The UK financial sector has witnessed several high-profile cyberattacks in recent years, underscoring the vulnerability of the industry. For example, the 2017 WannaCry ransomware attack disrupted businesses across the UK, including financial institutions. Cybercriminals increasingly target banks, fintech companies, and payment providers, often with sophisticated tools that can bypass traditional security measures. These attacks can result in significant financial losses, reputational damage, and legal consequences.

Financial institutions are investing heavily in cybersecurity to mitigate these risks, but the threat is constantly evolving. As criminals develop new techniques, the financial sector must remain agile, continually upgrading its systems to prevent cyberattacks.

The Global Nature of Economic Crime

One of the most significant challenges in addressing economic crime is its international nature. Criminals often operate across borders, taking advantage of differences in regulatory standards and enforcement practices. For example, money laundering may involve multiple jurisdictions, making it difficult for UK authorities to trace illicit funds. Similarly, cybercriminals can launch attacks from anywhere in the world, further complicating efforts to identify and prosecute offenders.

The global reach of economic crime has made international co-operation crucial in tackling these issues. The Financial Action Task Force (FATF), an international body that sets standards for preventing money laundering and terrorism financing, plays a key role in fostering collaboration between countries.

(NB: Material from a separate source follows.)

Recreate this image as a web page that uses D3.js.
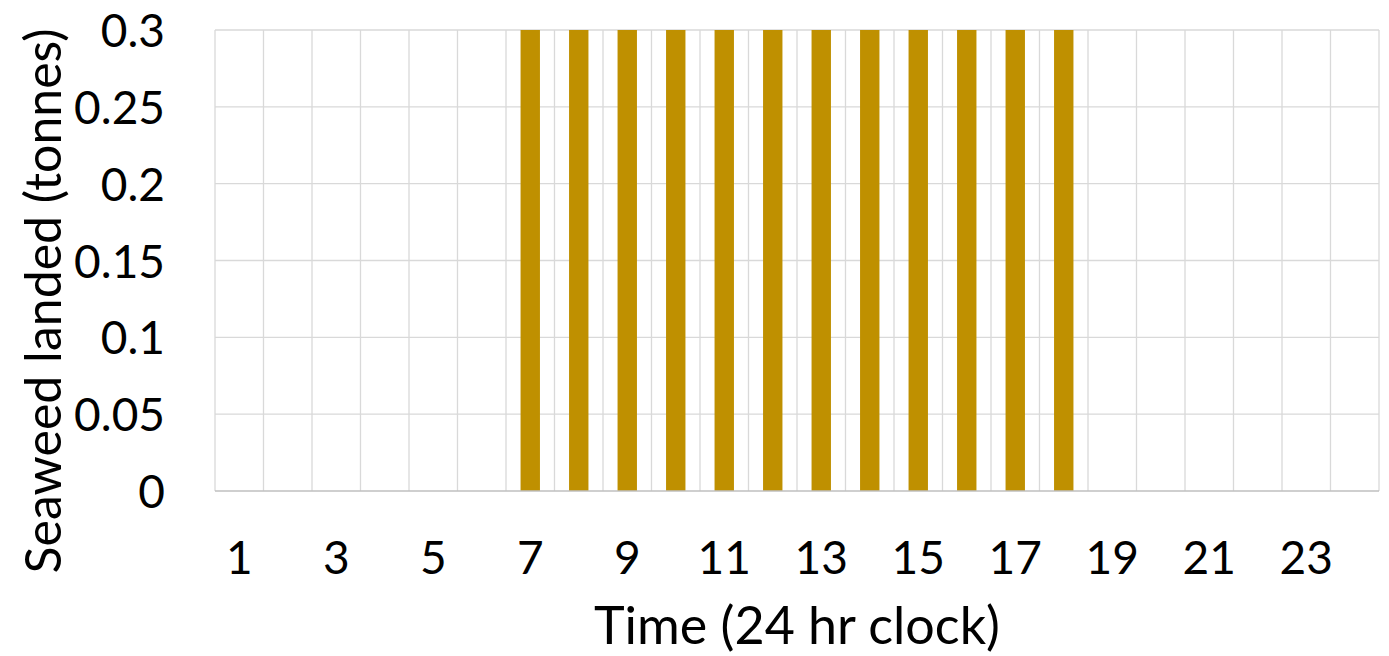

However, despite these efforts, differences in legal systems and enforcement capabilities continue to hinder progress in combating cross-border economic crime.

Conclusion

Economic crime represents a growing and complex threat to the UK’s financial services sector. The financial stability of the country is increasingly at risk due to the rise in fraudulent activities, money laundering, cybercrime, and terrorism financing. These crimes not only result in significant financial losses for businesses but also erode public trust, damage reputations, and destabilise markets. Despite ongoing regulatory efforts, the rapid evolution of technology and the global nature of these crimes make it challenging to keep pace. However, through continued investment in compliance, cybersecurity, and international co-operation, the UK can better safeguard its financial services sector against the growing threat of economic crime.